In a previous post, titled Brian Cashman’s Offseason Mulligans, I explained in more detail with other examples why Brian Cashman might wish he could have a “do-over” in the construction of his pitching staff over the winter.
But, maybe I was wrong. And the fact is that Cashman doesn’t see any reason to tinker with the staff. That’s a scary thought and one that’s generally “Un-Cashman Like.” And if anything, Cashman is approaching superstar status as a general manager, especially when you consider what he has accomplished in bringing the wealth of young talent to the team that will be taking the stage as soon as this season.
Pipe dreams are made of this stuff. But, all we can do is hope that Brian Cashman has a handle on the pitching staff
And knowing that Cashman has at his disposal a wealth of information, it just might be that he does have a plan.
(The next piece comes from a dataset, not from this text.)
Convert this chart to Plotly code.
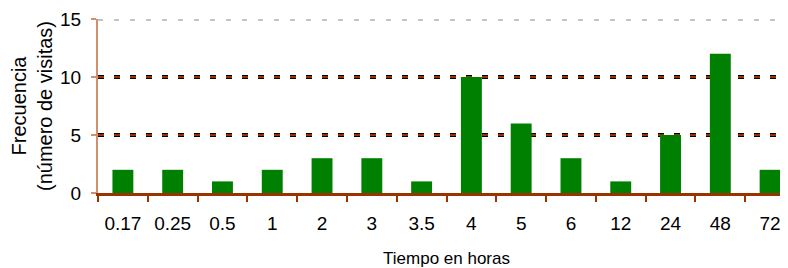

And, for one reason or another, he decided to pass on the three pitchers noted above, as well as others the Yankees have chosen not to sign. That sounds more confident and more like Cashman.
As we know, though, time is running short. And soon, the shaky likes of Michael Pineda and Luis Severino will be taking their regular turns in the starting rotation. Spring Training is a time for hope and optimism, not only for the Yankees but all teams. And one would hope that both of these will straighten themselves out to the point where they can give the team six good innings on a consistent basis.
And that the bullpen can get the ball to Aroldis Chapman from there, and Chapman will prove his value as well by shutting the opposition down.
Pipe dreams are made of this stuff. But, all we can do is hope that Brian Cashman has a handle on the pitching staff, and he is not oblivious to the same kind of “insurance” that Chris Carter brings to the team for Greg Bird for the pitching staff.